Widerspruch kommt auch von manchen, die Demnigs Stolpersteine-Idee begeistert befürworten und sie voller Überzeugung in zahllosen Initiativen verwirklichen: Sie sind nicht einverstanden, dass Stolpersteine auch für geflüchtete Überlebende, ja sogar für lebende Überlebende verlegt werden. Während Demnig die Schicksale der drangsalierten und verfolgten Menschen nicht auseinanderhalten kann und mag, wollen sie, dass Stolpersteine vor allem an jene erinnern, die ermordet wurden und meistens keine Gräber haben.
Auseinandersetzungen brechen in einigen Städten wie Hamburg und Berlin, Bremen und Kassel immer wieder aus, weil Demnig auf Inschriften der Stolpersteine besteht, die von Patinnen und Paten, gelegentlich von Nachkommen der Opfer, nicht geteilt werden. Sie stoßen sich daran, dass er Begriffe aus der NS-Terminologie verwendet wie „Rassenschande“ und „Volksschädling“ – in Anführungszeichen.
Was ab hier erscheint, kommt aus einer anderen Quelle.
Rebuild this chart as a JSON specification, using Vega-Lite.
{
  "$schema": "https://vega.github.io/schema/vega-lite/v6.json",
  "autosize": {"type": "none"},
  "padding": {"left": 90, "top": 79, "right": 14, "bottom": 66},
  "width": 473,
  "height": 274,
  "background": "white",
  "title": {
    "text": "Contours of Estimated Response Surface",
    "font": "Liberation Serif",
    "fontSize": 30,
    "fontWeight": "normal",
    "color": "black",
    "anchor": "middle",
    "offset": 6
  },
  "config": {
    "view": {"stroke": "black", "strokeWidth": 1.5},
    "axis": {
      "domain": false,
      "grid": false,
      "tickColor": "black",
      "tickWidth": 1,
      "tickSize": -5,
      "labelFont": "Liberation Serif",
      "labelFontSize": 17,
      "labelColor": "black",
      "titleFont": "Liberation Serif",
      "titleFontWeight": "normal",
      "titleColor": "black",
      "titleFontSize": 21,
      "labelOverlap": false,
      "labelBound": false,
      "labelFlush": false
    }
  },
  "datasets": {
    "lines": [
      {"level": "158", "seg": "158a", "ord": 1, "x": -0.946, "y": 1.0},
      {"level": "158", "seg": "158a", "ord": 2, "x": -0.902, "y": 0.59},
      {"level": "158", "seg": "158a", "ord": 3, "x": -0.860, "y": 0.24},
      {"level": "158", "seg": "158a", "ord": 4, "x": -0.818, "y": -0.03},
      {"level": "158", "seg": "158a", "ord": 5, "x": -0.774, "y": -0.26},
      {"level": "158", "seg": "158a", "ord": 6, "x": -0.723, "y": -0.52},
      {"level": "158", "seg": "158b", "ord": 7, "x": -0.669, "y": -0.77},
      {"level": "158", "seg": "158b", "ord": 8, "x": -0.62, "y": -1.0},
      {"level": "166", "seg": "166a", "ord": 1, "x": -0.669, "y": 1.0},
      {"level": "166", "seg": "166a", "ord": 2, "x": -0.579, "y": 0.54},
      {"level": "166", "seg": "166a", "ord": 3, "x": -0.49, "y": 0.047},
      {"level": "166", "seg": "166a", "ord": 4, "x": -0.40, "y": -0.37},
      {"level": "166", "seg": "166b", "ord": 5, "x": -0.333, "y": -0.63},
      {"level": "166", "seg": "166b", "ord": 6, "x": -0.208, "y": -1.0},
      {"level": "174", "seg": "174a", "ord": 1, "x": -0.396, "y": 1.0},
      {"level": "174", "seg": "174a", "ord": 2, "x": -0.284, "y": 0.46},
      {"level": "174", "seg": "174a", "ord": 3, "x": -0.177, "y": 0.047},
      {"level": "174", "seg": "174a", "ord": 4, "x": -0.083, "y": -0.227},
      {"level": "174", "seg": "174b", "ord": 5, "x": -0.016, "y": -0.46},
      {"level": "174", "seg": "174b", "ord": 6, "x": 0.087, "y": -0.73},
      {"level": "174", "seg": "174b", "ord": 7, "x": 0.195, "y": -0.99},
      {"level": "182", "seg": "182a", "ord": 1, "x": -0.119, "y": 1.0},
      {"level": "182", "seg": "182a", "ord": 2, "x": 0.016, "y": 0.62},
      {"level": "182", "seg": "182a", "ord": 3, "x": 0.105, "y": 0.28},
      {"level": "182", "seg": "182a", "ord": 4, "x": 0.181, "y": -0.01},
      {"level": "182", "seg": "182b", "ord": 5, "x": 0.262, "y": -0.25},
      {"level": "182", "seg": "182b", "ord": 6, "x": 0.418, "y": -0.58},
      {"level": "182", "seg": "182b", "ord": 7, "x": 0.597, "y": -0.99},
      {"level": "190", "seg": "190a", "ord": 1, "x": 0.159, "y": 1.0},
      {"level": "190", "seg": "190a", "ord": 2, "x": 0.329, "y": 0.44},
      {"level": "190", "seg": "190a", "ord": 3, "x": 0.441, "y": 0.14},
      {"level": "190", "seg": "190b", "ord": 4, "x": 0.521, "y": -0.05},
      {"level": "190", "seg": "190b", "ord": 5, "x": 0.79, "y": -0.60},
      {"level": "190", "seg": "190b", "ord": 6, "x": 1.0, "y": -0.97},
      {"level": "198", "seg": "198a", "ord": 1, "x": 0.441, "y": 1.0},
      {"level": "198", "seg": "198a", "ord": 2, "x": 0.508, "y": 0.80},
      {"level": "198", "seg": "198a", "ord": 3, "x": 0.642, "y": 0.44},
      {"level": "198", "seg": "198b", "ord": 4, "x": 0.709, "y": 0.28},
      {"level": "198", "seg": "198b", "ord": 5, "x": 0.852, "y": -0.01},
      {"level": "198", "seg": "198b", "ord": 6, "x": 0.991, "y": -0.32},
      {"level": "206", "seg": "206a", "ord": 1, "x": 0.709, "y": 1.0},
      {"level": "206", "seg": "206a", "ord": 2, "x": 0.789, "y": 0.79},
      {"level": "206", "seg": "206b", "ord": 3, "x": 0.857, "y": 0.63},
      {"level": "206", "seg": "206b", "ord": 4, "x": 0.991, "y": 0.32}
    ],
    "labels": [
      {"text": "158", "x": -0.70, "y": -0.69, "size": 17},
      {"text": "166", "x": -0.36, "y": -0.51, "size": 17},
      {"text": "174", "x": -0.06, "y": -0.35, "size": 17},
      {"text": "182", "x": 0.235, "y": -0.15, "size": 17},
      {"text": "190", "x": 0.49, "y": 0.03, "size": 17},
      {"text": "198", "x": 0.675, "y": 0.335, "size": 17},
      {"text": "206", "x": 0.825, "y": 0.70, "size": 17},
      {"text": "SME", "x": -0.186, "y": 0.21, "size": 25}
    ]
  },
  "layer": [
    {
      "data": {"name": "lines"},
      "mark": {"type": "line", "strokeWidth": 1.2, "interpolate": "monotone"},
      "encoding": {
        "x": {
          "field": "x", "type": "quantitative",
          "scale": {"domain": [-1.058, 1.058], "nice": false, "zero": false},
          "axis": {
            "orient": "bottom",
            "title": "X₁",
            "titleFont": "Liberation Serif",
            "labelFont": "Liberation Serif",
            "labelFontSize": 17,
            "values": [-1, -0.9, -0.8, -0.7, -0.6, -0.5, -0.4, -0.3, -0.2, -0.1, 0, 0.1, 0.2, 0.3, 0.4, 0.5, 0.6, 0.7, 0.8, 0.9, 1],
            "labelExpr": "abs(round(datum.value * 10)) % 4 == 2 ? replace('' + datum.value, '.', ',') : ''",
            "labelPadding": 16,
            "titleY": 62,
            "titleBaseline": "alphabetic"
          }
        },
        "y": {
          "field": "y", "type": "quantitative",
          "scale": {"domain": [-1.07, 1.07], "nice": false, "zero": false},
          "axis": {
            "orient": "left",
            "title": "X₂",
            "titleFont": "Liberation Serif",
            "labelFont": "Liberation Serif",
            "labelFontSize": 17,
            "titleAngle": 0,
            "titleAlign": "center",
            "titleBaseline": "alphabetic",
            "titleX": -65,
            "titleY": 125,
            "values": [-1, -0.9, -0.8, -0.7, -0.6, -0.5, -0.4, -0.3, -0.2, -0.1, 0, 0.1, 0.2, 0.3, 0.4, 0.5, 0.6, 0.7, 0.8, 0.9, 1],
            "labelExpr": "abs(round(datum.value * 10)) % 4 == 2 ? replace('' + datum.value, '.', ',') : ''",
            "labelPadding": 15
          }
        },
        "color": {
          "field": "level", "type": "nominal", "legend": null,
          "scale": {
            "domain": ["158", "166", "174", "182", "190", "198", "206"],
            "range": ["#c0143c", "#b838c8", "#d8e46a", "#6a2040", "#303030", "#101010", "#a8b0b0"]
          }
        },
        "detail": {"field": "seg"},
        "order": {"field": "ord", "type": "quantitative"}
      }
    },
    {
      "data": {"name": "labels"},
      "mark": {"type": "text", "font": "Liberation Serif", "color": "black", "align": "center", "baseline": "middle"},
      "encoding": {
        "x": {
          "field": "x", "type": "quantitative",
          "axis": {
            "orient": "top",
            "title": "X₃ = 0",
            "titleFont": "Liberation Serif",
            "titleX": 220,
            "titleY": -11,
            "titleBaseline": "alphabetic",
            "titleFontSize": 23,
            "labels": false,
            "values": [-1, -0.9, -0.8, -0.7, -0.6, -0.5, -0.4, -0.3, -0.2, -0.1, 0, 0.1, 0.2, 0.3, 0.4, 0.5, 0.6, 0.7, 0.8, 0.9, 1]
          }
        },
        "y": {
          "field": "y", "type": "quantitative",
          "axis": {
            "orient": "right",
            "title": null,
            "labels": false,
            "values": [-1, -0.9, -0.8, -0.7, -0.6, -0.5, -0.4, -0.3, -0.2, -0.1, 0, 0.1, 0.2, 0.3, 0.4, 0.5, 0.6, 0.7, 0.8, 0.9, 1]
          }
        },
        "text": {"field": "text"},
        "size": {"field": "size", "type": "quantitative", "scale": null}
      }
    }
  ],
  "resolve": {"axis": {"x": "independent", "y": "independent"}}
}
In anderen Fällen beharrt er auf Formulierungen wie „wegen § 175“, was Menschen verstört und ärgert, weil es die Opfer posthum noch einmal bloßstelle. Doch Gunter Demnig bleibt trotzig dabei und antwortete den „Schreiberlingen“ von „tageszeitung“ und „Jüdische Allgemeine“ in einem Offenen Brief: „Für wie dumm halten Sie denn die Menschheit???“
Viele, die Stolpersteine gewünscht haben, tun sich auch schwer, Demnigs Arbeitsstil zu begreifen. Sie halten ihm „Vergangenheitsbewältigung im Halbstundentakt“ vor. Schweigsam verrichtet er seine künstlerische Arbeit und hetzt eilig von einem zum nächsten Termin. Selten nimmt er sich Zeit für die Nachkommen oder Familienmitglieder von Opfern oder für Hausbesitzer und Eigentümer- oder Mietergemeinschaften, die sein Gedenkwerk schätzen und sein Kunstwerk ehren. Was viele zu Tränen rührt, scheint für ihn zur Routine geworden zu sein. Doch wie sonst soll er es schaffen, die steigenden Nachfragen und zugleich die Erwartungen der Menschen zu erfüllen, die den Meister persönlich bei seinem Straßen-Handwerk erleben wollen?
Neuerdings hat er in Köln eine Stiftung „Spuren – Gunter Demnig“ eintragen lassen, in der sein Lebenswerk für kommende Generationen fortleben soll. Vorstand und Satzung sind allerdings öffentlich nicht bekannt. In Geilenkirchen, wo Gunter Demnig am 8. Mai, an diesem besonderen Gedenktag, mit Schülerinnen und Schülern wieder Stolpersteine verlegen wird, hat der Arbeitskreis „Initiative Erinnern“ auf seine Homepage geschrieben: „Die Gefahr besteht: was wir verdrängen, wird sich wiederholen.“
Bildquelle: Wikipedia, Axel Mauruszat
Ich bin beim Besuch in meiner Heimatstadt Guben zu Ostern in der Alten Poststraße über derartige Steine „gestolpert“ und war sehr berührt. Wir alle lasen die Innschriften, versuchten uns vorzustellen, was sich hier für Dramen abspielten und diskutierten über die Befreiung durch die Russen, die über die Neiße kamen. Einige Brücken wurden von den Nazi’s aus diesem Grunde gesprengt und zu einer gingen wir, um uns an ihrer Ruine diesen schrechlichen Zeiten des Dritten Reichs zu erinnern.